== INFORMATION SHOWN ==
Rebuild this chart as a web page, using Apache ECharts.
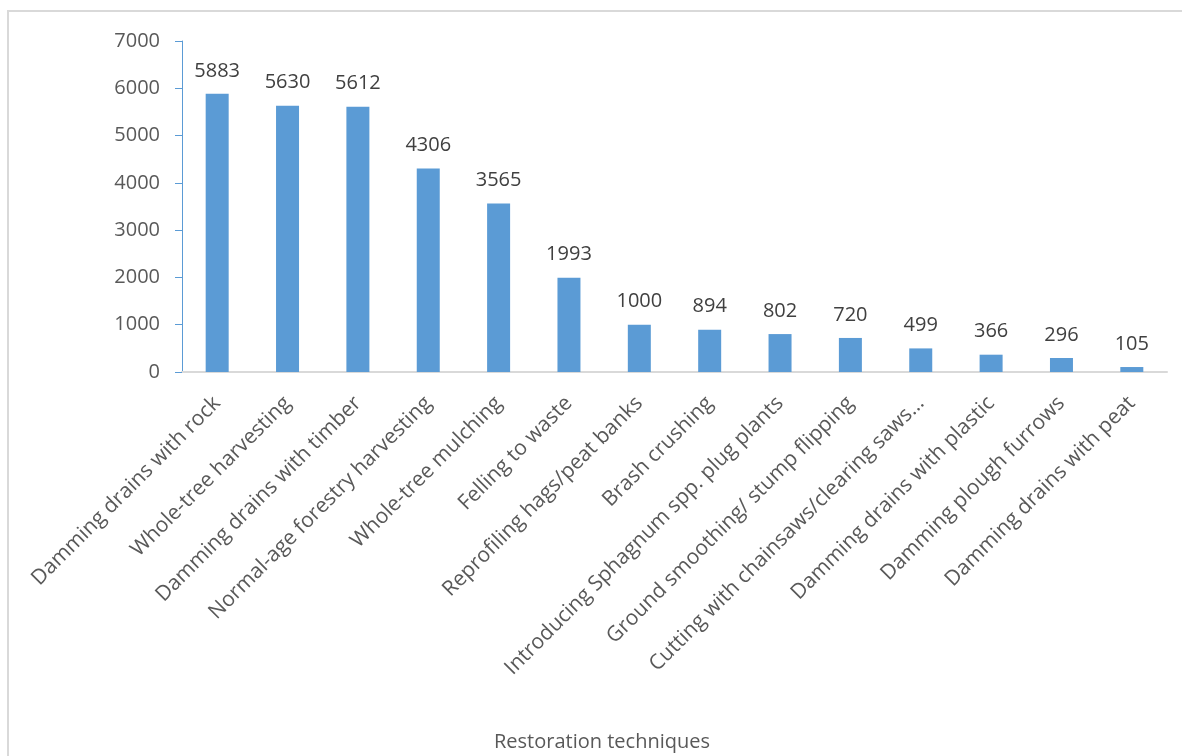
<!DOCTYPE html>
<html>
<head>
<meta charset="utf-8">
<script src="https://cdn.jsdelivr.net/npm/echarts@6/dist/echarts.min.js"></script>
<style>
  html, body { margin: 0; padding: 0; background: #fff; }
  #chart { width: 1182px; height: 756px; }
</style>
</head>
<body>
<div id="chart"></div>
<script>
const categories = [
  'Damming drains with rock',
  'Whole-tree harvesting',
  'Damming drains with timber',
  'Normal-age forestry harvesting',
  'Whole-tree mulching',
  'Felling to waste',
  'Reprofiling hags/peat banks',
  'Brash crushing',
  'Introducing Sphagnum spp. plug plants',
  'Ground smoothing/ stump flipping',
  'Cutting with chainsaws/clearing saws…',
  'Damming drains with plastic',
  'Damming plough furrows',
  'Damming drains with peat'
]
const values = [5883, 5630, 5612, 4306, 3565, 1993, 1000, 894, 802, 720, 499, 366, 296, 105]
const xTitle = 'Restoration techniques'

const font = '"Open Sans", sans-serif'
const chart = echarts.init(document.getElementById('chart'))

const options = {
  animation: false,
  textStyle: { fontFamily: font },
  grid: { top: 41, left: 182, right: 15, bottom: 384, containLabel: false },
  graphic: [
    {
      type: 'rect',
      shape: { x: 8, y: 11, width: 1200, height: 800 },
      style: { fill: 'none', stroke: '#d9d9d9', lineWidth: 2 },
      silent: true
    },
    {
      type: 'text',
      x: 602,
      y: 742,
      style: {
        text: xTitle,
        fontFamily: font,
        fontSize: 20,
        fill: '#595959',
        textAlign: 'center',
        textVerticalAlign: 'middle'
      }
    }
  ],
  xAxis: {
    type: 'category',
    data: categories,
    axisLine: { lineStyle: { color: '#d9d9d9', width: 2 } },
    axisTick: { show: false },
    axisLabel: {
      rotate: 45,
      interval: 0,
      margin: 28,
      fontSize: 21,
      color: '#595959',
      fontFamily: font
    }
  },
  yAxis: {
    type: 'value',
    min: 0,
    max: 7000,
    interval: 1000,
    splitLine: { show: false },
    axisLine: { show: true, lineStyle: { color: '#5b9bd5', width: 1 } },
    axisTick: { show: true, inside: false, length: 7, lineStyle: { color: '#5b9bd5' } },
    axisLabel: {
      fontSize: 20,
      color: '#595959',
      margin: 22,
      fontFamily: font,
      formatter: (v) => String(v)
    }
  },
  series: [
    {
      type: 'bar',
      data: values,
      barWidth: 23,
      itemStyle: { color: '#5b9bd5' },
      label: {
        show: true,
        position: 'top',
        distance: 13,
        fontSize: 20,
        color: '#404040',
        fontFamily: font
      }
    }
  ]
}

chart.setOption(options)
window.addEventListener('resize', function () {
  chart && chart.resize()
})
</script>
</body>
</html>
===
* [TO DO] Copy exactly the lines running from the beginning of the listing through the line that has "const chart = echarts.init(document.getElementById('chart'))". Drop the pictures.

* [EXERCISE SOLUTION]
Rebuild this chart as a web page, using Apache ECharts.
<!DOCTYPE html>
<html>
<head>
<meta charset="utf-8">
<script src="https://cdn.jsdelivr.net/npm/echarts@6/dist/echarts.min.js"></script>
<style>
  html, body { margin: 0; padding: 0; background: #fff; }
  #chart { width: 1182px; height: 756px; }
</style>
</head>
<body>
<div id="chart"></div>
<script>
const categories = [
  'Damming drains with rock',
  'Whole-tree harvesting',
  'Damming drains with timber',
  'Normal-age forestry harvesting',
  'Whole-tree mulching',
  'Felling to waste',
  'Reprofiling hags/peat banks',
  'Brash crushing',
  'Introducing Sphagnum spp. plug plants',
  'Ground smoothing/ stump flipping',
  'Cutting with chainsaws/clearing saws…',
  'Damming drains with plastic',
  'Damming plough furrows',
  'Damming drains with peat'
]
const values = [5883, 5630, 5612, 4306, 3565, 1993, 1000, 894, 802, 720, 499, 366, 296, 105]
const xTitle = 'Restoration techniques'

const font = '"Open Sans", sans-serif'
const chart = echarts.init(document.getElementById('chart'))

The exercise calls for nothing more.